* Required task
Please count the lines in the listing below where the word "this" appears. Give the number only.

(Records)
□ □ □ □ □
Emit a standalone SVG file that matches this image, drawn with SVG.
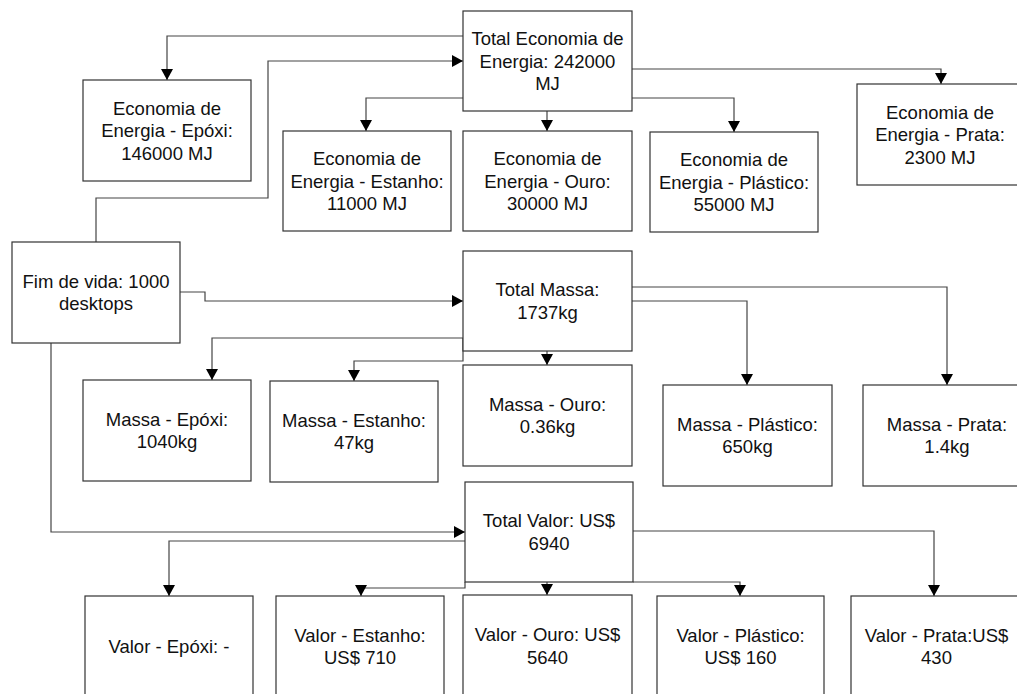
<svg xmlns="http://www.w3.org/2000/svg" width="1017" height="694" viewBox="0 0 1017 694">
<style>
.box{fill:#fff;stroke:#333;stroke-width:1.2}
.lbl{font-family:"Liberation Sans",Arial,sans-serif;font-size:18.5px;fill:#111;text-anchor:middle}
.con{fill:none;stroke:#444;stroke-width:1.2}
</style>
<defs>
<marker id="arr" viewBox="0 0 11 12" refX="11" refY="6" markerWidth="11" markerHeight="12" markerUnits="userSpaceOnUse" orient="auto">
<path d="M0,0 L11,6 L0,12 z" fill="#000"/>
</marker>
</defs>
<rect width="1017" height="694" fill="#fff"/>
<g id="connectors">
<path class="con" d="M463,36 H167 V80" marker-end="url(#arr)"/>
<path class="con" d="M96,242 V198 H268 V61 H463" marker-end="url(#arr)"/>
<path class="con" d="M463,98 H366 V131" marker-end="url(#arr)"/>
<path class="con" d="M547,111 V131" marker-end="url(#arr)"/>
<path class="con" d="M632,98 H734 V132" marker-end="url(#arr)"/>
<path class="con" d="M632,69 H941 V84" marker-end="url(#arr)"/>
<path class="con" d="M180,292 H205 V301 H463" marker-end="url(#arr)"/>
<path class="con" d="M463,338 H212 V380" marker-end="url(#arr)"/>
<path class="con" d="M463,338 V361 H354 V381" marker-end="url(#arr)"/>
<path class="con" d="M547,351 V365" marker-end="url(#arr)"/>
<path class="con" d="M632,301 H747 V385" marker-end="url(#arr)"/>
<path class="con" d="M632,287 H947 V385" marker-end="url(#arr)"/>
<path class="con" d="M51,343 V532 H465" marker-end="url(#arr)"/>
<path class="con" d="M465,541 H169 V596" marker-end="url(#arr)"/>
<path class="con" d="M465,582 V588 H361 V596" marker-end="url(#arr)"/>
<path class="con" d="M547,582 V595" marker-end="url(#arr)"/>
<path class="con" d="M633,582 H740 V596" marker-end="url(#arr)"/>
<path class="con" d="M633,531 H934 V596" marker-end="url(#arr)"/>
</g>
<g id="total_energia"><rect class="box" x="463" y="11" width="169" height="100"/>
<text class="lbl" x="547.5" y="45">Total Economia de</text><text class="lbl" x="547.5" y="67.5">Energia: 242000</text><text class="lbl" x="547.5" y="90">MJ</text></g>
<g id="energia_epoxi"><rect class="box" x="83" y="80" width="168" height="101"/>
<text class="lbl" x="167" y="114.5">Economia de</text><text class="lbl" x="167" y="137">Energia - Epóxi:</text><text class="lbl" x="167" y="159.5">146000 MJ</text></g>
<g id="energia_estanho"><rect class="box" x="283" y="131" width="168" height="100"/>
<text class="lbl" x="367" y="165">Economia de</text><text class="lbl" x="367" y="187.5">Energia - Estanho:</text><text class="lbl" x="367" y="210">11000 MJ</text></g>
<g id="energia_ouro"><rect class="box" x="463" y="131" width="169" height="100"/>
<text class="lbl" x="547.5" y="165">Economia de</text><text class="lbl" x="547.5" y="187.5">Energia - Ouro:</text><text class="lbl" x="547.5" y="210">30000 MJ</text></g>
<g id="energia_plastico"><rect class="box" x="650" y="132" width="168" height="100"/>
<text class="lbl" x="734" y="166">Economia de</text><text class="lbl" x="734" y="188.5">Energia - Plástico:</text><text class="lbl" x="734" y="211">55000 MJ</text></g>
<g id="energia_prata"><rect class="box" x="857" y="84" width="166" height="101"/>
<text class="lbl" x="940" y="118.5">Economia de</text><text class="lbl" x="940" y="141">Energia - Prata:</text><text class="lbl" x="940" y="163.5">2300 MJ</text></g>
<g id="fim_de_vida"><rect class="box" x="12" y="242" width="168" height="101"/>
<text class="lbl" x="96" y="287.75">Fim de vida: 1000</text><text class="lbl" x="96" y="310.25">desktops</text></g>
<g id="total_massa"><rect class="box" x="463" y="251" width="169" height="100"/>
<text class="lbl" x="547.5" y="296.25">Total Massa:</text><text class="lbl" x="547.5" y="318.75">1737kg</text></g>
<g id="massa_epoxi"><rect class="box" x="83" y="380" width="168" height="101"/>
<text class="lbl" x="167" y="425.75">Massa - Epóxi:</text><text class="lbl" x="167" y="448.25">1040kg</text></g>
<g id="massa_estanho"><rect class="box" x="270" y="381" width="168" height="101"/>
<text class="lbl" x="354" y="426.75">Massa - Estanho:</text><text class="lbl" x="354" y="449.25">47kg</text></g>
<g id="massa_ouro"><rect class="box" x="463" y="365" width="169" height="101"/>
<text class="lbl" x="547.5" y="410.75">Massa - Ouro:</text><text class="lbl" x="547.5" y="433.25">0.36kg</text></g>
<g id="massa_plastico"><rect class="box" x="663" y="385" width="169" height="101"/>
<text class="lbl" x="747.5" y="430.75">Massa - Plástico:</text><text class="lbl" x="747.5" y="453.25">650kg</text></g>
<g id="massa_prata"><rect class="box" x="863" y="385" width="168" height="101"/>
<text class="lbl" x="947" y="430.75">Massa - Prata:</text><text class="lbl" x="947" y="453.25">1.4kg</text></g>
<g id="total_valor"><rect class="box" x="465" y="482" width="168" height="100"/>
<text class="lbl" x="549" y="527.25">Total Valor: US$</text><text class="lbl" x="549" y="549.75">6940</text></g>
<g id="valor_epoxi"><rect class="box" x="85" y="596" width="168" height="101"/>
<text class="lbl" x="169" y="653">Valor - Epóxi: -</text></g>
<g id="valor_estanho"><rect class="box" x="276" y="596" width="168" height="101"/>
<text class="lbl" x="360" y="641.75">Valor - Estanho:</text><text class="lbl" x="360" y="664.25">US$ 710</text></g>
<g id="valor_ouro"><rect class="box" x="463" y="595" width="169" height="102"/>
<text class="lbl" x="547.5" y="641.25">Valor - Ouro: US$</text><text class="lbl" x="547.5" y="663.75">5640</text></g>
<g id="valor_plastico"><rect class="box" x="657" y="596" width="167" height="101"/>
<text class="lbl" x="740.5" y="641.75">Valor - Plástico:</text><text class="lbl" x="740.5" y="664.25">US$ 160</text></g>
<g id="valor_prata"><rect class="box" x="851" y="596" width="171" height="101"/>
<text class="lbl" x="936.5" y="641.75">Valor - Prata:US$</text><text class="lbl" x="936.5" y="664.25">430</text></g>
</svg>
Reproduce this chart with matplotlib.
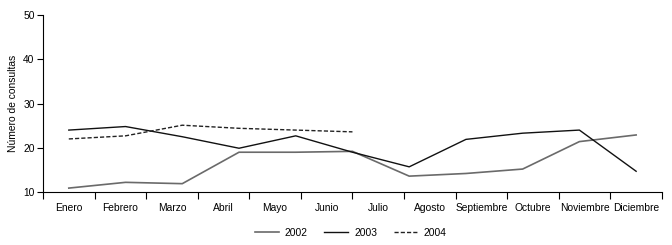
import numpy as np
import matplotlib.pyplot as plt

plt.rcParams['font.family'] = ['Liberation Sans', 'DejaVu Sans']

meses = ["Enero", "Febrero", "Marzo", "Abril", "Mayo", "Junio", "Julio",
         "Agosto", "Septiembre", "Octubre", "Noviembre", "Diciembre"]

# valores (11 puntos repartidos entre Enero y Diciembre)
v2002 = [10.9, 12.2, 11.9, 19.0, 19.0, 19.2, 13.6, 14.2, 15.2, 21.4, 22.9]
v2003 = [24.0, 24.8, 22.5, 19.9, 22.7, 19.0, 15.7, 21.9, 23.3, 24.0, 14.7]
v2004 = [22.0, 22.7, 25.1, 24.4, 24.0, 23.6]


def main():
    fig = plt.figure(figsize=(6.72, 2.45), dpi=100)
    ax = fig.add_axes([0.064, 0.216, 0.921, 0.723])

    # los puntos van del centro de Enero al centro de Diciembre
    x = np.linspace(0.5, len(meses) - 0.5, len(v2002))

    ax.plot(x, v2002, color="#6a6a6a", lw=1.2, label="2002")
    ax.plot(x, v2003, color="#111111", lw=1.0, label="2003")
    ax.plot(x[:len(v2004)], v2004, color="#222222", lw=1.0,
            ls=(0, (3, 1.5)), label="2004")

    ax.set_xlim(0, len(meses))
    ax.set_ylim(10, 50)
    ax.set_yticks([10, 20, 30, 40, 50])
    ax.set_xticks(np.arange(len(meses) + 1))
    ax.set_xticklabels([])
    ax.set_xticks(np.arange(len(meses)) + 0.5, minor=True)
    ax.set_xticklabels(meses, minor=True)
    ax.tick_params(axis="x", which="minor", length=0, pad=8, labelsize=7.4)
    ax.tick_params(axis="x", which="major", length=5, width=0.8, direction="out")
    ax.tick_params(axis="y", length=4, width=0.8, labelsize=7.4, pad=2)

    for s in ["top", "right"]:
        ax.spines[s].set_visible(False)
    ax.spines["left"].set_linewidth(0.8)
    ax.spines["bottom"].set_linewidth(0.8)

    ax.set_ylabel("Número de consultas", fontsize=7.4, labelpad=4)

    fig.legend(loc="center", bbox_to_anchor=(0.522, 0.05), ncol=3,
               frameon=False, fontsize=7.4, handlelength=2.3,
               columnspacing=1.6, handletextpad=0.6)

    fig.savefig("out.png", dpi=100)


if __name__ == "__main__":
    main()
□ □ □ □ □
* Written response
2